● **Job**:
All of the lines below are to be printed again exactly; images are excluded from the output.

● **Data excerpt**:
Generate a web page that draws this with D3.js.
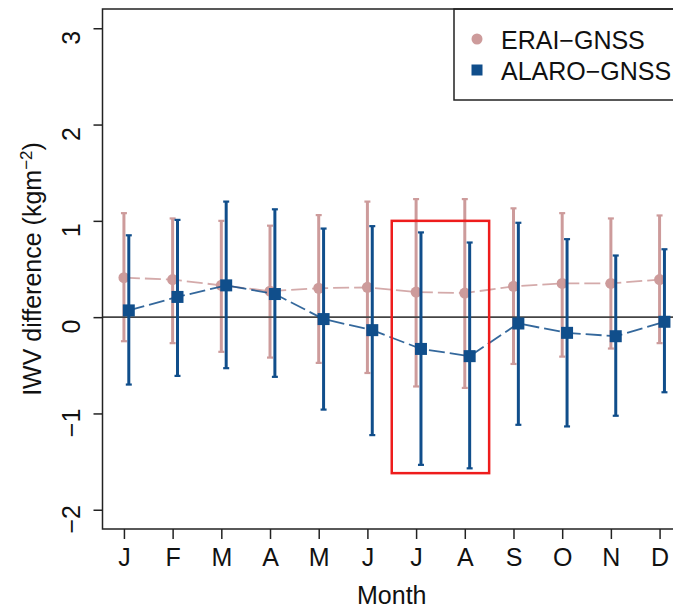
<!DOCTYPE html>
<html>
<head>
<meta charset="utf-8">
<script src="https://cdn.jsdelivr.net/npm/d3@7"></script>
<style>
  html, body { margin: 0; padding: 0; background: #fff; }
  svg { display: block; font-family: "Liberation Sans", Arial, sans-serif; }
</style>
</head>
<body>
<svg id="chart" width="673" height="609"></svg>
<script>
// Monthly IWV differences against GNSS: mean and spread per month
const months = ["J", "F", "M", "A", "M", "J", "J", "A", "S", "O", "N", "D"];
const monthIndex = [1, 2, 3, 4, 5, 6, 7, 8, 9, 10, 11, 12];

const eraiMean  = [0.41, 0.39, 0.33, 0.27, 0.30, 0.31, 0.26, 0.25, 0.32, 0.35, 0.35, 0.39];
const eraiUpper = [1.08, 1.025, 1.00, 0.95, 1.06, 1.20, 1.226, 1.226, 1.13, 1.08, 1.025, 1.056];
const eraiLower = [-0.25, -0.27, -0.36, -0.42, -0.475, -0.58, -0.72, -0.735, -0.486, -0.41, -0.326, -0.27];

const alaroMean  = [0.07, 0.21, 0.33, 0.24, -0.02, -0.135, -0.33, -0.405, -0.066, -0.163, -0.198, -0.048];
const alaroUpper = [0.85, 1.01, 1.20, 1.12, 0.92, 0.945, 0.88, 0.775, 0.98, 0.81, 0.64, 0.705];
const alaroLower = [-0.70, -0.61, -0.53, -0.62, -0.96, -1.225, -1.534, -1.57, -1.118, -1.135, -1.024, -0.78];

const yTicks = [-2, -1, 0, 1, 2, 3];
const seriesNames = ["ERAI\u2212GNSS", "ALARO\u2212GNSS"];

// Summer months outlined in red (Jul–Aug)
const highlightX = [6.5, 8.5];
const highlightY = [-1.62, 1.0];

const pink = "#CD9B9B";
const blue = "#104E8B";

const svg = d3.select("#chart");
const plotLeft = 102.5, plotRight = 681, plotTop = 9, plotBottom = 529;

const x = d3.scaleLinear().domain([0.56, 12.44]).range([plotLeft, plotRight]);
const y = d3.scaleLinear().domain([-2.2, 3.2]).range([plotBottom, plotTop]);

const rows = (mean, lo, hi, shift) => monthIndex.map((m, i) => ({ m: m + shift, v: mean[i], lo: lo[i], hi: hi[i] }));
const erai = rows(eraiMean, eraiLower, eraiUpper, 0);
const alaro = rows(alaroMean, alaroLower, alaroUpper, 0.1);

function drawSeries(data, color, shape) {
  const g = svg.append("g");
  // error bars with short caps
  const bars = g.selectAll(".bar").data(data).enter().append("g");
  bars.append("line")
    .attr("x1", d => x(d.m)).attr("x2", d => x(d.m))
    .attr("y1", d => y(d.lo)).attr("y2", d => y(d.hi))
    .attr("stroke", color).attr("stroke-width", 3);
  ["lo", "hi"].forEach(k => {
    bars.append("line")
      .attr("x1", d => x(d.m) - 3).attr("x2", d => x(d.m) + 3)
      .attr("y1", d => y(d[k])).attr("y2", d => y(d[k]))
      .attr("stroke", color).attr("stroke-width", 2.2);
  });
  // dashed connecting line
  g.append("path")
    .datum(data)
    .attr("d", d3.line().x(d => x(d.m)).y(d => y(d.v)))
    .attr("fill", "none").attr("stroke", color).attr("stroke-width", 1.8)
    .attr("stroke-dasharray", "16,5").attr("opacity", 0.85);
  // markers
  if (shape === "circle") {
    g.selectAll("circle").data(data).enter().append("circle")
      .attr("cx", d => x(d.m)).attr("cy", d => y(d.v)).attr("r", 5.5)
      .attr("fill", color);
  } else {
    g.selectAll("rect").data(data).enter().append("rect")
      .attr("x", d => x(d.m) - 6).attr("y", d => y(d.v) - 6)
      .attr("width", 12).attr("height", 12).attr("fill", color);
  }
}

drawSeries(erai, pink, "circle");

// zero reference line
svg.append("line")
  .attr("x1", plotLeft).attr("x2", plotRight)
  .attr("y1", y(0)).attr("y2", y(0))
  .attr("stroke", "#444").attr("stroke-width", 1.6);

drawSeries(alaro, blue, "square");

// highlight rectangle
svg.append("rect")
  .attr("x", x(highlightX[0])).attr("y", y(highlightY[1]))
  .attr("width", x(highlightX[1]) - x(highlightX[0]))
  .attr("height", y(highlightY[0]) - y(highlightY[1]))
  .attr("fill", "none").attr("stroke", "#ee1c1c").attr("stroke-width", 2.5);

// legend
const lg = svg.append("g");
lg.append("rect").attr("x", 454).attr("y", plotTop).attr("width", 260).attr("height", 91)
  .attr("fill", "#fff").attr("stroke", "#222").attr("stroke-width", 1.5);
lg.append("circle").attr("cx", 477).attr("cy", 39).attr("r", 5.5).attr("fill", pink);
lg.append("rect").attr("x", 471.5).attr("y", 64.5).attr("width", 11).attr("height", 11).attr("fill", blue);
lg.selectAll("text.leg").data(seriesNames).enter().append("text")
  .attr("x", 501).attr("y", (d, i) => 48.5 + i * 31.5)
  .attr("font-size", 25).attr("fill", "#111").text(d => d);

// axes
const yAxis = d3.axisLeft(y).tickValues(yTicks).tickSize(9).tickFormat(d => d < 0 ? "\u2212" + Math.abs(d) : d);
const yg = svg.append("g").attr("transform", `translate(${plotLeft},0)`).call(yAxis);
yg.select(".domain").remove();
yg.selectAll(".tick line").attr("stroke", "#222").attr("stroke-width", 1.5);
yg.selectAll(".tick text")
  .attr("font-size", 25).attr("fill", "#111").attr("font-family", "Liberation Sans, Arial, sans-serif")
  .attr("x", null).attr("dy", null).attr("text-anchor", "middle")
  .attr("transform", "translate(-23,9) rotate(-90)");

const xAxis = d3.axisBottom(x).tickValues(monthIndex).tickSize(10).tickFormat((d, i) => months[i]);
const xg = svg.append("g").attr("transform", `translate(0,${plotBottom})`).call(xAxis);
xg.select(".domain").remove();
xg.selectAll(".tick line").attr("stroke", "#222").attr("stroke-width", 1.5);
xg.selectAll(".tick text")
  .attr("font-size", 25).attr("fill", "#111").attr("font-family", "Liberation Sans, Arial, sans-serif")
  .attr("y", 37).attr("dy", null);

// plot frame
svg.append("rect").attr("x", plotLeft).attr("y", plotTop)
  .attr("width", plotRight - plotLeft).attr("height", plotBottom - plotTop)
  .attr("fill", "none").attr("stroke", "#222").attr("stroke-width", 1.5);

// axis titles
svg.append("text").attr("x", (plotLeft + plotRight) / 2).attr("y", 604)
  .attr("text-anchor", "middle").attr("font-size", 25).attr("fill", "#111").text("Month");

const yt = svg.append("text")
  .attr("transform", `translate(41,${(plotTop + plotBottom) / 2}) rotate(-90)`)
  .attr("text-anchor", "middle").attr("font-size", 25).attr("fill", "#111");
yt.append("tspan").text("IWV difference (kgm");
yt.append("tspan").attr("font-size", 17).attr("dy", -9).text("\u22122");
yt.append("tspan").attr("dy", 9).text(")");
</script>
</body>
</html>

● **Result for this task**:
Generate a web page that draws this with D3.js.
<!DOCTYPE html>
<html>
<head>
<meta charset="utf-8">
<script src="https://cdn.jsdelivr.net/npm/d3@7"></script>
<style>
  html, body { margin: 0; padding: 0; background: #fff; }
  svg { display: block; font-family: "Liberation Sans", Arial, sans-serif; }
</style>
</head>
<body>
<svg id="chart" width="673" height="609"></svg>
<script>
// Monthly IWV differences against GNSS: mean and spread per month
const months = ["J", "F", "M", "A", "M", "J", "J", "A", "S", "O", "N", "D"];
const monthIndex = [1, 2, 3, 4, 5, 6, 7, 8, 9, 10, 11, 12];

const eraiMean  = [0.41, 0.39, 0.33, 0.27, 0.30, 0.31, 0.26, 0.25, 0.32, 0.35, 0.35, 0.39];
const eraiUpper = [1.08, 1.025, 1.00, 0.95, 1.06, 1.20, 1.226, 1.226, 1.13, 1.08, 1.025, 1.056];
const eraiLower = [-0.25, -0.27, -0.36, -0.42, -0.475, -0.58, -0.72, -0.735, -0.486, -0.41, -0.326, -0.27];

const alaroMean  = [0.07, 0.21, 0.33, 0.24, -0.02, -0.135, -0.33, -0.405, -0.066, -0.163, -0.198, -0.048];
const alaroUpper = [0.85, 1.01, 1.20, 1.12, 0.92, 0.945, 0.88, 0.775, 0.98, 0.81, 0.64, 0.705];
const alaroLower = [-0.70, -0.61, -0.53, -0.62, -0.96, -1.225, -1.534, -1.57, -1.118, -1.135, -1.024, -0.78];

const yTicks = [-2, -1, 0, 1, 2, 3];
const seriesNames = ["ERAI\u2212GNSS", "ALARO\u2212GNSS"];

// Summer months outlined in red (Jul–Aug)
const highlightX = [6.5, 8.5];
const highlightY = [-1.62, 1.0];

const pink = "#CD9B9B";
const blue = "#104E8B";

const svg = d3.select("#chart");
const plotLeft = 102.5, plotRight = 681, plotTop = 9, plotBottom = 529;

const x = d3.scaleLinear().domain([0.56, 12.44]).range([plotLeft, plotRight]);
const y = d3.scaleLinear().domain([-2.2, 3.2]).range([plotBottom, plotTop]);

const rows = (mean, lo, hi, shift) => monthIndex.map((m, i) => ({ m: m + shift, v: mean[i], lo: lo[i], hi: hi[i] }));
const erai = rows(eraiMean, eraiLower, eraiUpper, 0);
const alaro = rows(alaroMean, alaroLower, alaroUpper, 0.1);

function drawSeries(data, color, shape) {
  const g = svg.append("g");
  // error bars with short caps
  const bars = g.selectAll(".bar").data(data).enter().append("g");
  bars.append("line")
    .attr("x1", d => x(d.m)).attr("x2", d => x(d.m))
    .attr("y1", d => y(d.lo)).attr("y2", d => y(d.hi))
    .attr("stroke", color).attr("stroke-width", 3);
  ["lo", "hi"].forEach(k => {
    bars.append("line")
      .attr("x1", d => x(d.m) - 3).attr("x2", d => x(d.m) + 3)
      .attr("y1", d => y(d[k])).attr("y2", d => y(d[k]))
      .attr("stroke", color).attr("stroke-width", 2.2);
  });
  // dashed connecting line
  g.append("path")
    .datum(data)
    .attr("d", d3.line().x(d => x(d.m)).y(d => y(d.v)))
    .attr("fill", "none").attr("stroke", color).attr("stroke-width", 1.8)
    .attr("stroke-dasharray", "16,5").attr("opacity", 0.85);
  // markers
  if (shape === "circle") {
    g.selectAll("circle").data(data).enter().append("circle")
      .attr("cx", d => x(d.m)).attr("cy", d => y(d.v)).attr("r", 5.5)
      .attr("fill", color);
  } else {
    g.selectAll("rect").data(data).enter().append("rect")
      .attr("x", d => x(d.m) - 6).attr("y", d => y(d.v) - 6)
      .attr("width", 12).attr("height", 12).attr("fill", color);
  }
}

drawSeries(erai, pink, "circle");

// zero reference line
svg.append("line")
  .attr("x1", plotLeft).attr("x2", plotRight)
  .attr("y1", y(0)).attr("y2", y(0))
  .attr("stroke", "#444").attr("stroke-width", 1.6);

drawSeries(alaro, blue, "square");

// highlight rectangle
svg.append("rect")
  .attr("x", x(highlightX[0])).attr("y", y(highlightY[1]))
  .attr("width", x(highlightX[1]) - x(highlightX[0]))
  .attr("height", y(highlightY[0]) - y(highlightY[1]))
  .attr("fill", "none").attr("stroke", "#ee1c1c").attr("stroke-width", 2.5);

// legend
const lg = svg.append("g");
lg.append("rect").attr("x", 454).attr("y", plotTop).attr("width", 260).attr("height", 91)
  .attr("fill", "#fff").attr("stroke", "#222").attr("stroke-width", 1.5);
lg.append("circle").attr("cx", 477).attr("cy", 39).attr("r", 5.5).attr("fill", pink);
lg.append("rect").attr("x", 471.5).attr("y", 64.5).attr("width", 11).attr("height", 11).attr("fill", blue);
lg.selectAll("text.leg").data(seriesNames).enter().append("text")
  .attr("x", 501).attr("y", (d, i) => 48.5 + i * 31.5)
  .attr("font-size", 25).attr("fill", "#111").text(d => d);

// axes
const yAxis = d3.axisLeft(y).tickValues(yTicks).tickSize(9).tickFormat(d => d < 0 ? "\u2212" + Math.abs(d) : d);
const yg = svg.append("g").attr("transform", `translate(${plotLeft},0)`).call(yAxis);
yg.select(".domain").remove();
yg.selectAll(".tick line").attr("stroke", "#222").attr("stroke-width", 1.5);
yg.selectAll(".tick text")
  .attr("font-size", 25).attr("fill", "#111").attr("font-family", "Liberation Sans, Arial, sans-serif")
  .attr("x", null).attr("dy", null).attr("text-anchor", "middle")
  .attr("transform", "translate(-23,9) rotate(-90)");

const xAxis = d3.axisBottom(x).tickValues(monthIndex).tickSize(10).tickFormat((d, i) => months[i]);
const xg = svg.append("g").attr("transform", `translate(0,${plotBottom})`).call(xAxis);
xg.select(".domain").remove();
xg.selectAll(".tick line").attr("stroke", "#222").attr("stroke-width", 1.5);
xg.selectAll(".tick text")
  .attr("font-size", 25).attr("fill", "#111").attr("font-family", "Liberation Sans, Arial, sans-serif")
  .attr("y", 37).attr("dy", null);

// plot frame
svg.append("rect").attr("x", plotLeft).attr("y", plotTop)
  .attr("width", plotRight - plotLeft).attr("height", plotBottom - plotTop)
  .attr("fill", "none").attr("stroke", "#222").attr("stroke-width", 1.5);

// axis titles
svg.append("text").attr("x", (plotLeft + plotRight) / 2).attr("y", 604)
  .attr("text-anchor", "middle").attr("font-size", 25).attr("fill", "#111").text("Month");

const yt = svg.append("text")
  .attr("transform", `translate(41,${(plotTop + plotBottom) / 2}) rotate(-90)`)
  .attr("text-anchor", "middle").attr("font-size", 25).attr("fill", "#111");
yt.append("tspan").text("IWV difference (kgm");
yt.append("tspan").attr("font-size", 17).attr("dy", -9).text("\u22122");
yt.append("tspan").attr("dy", 9).text(")");
</script>
</body>
</html>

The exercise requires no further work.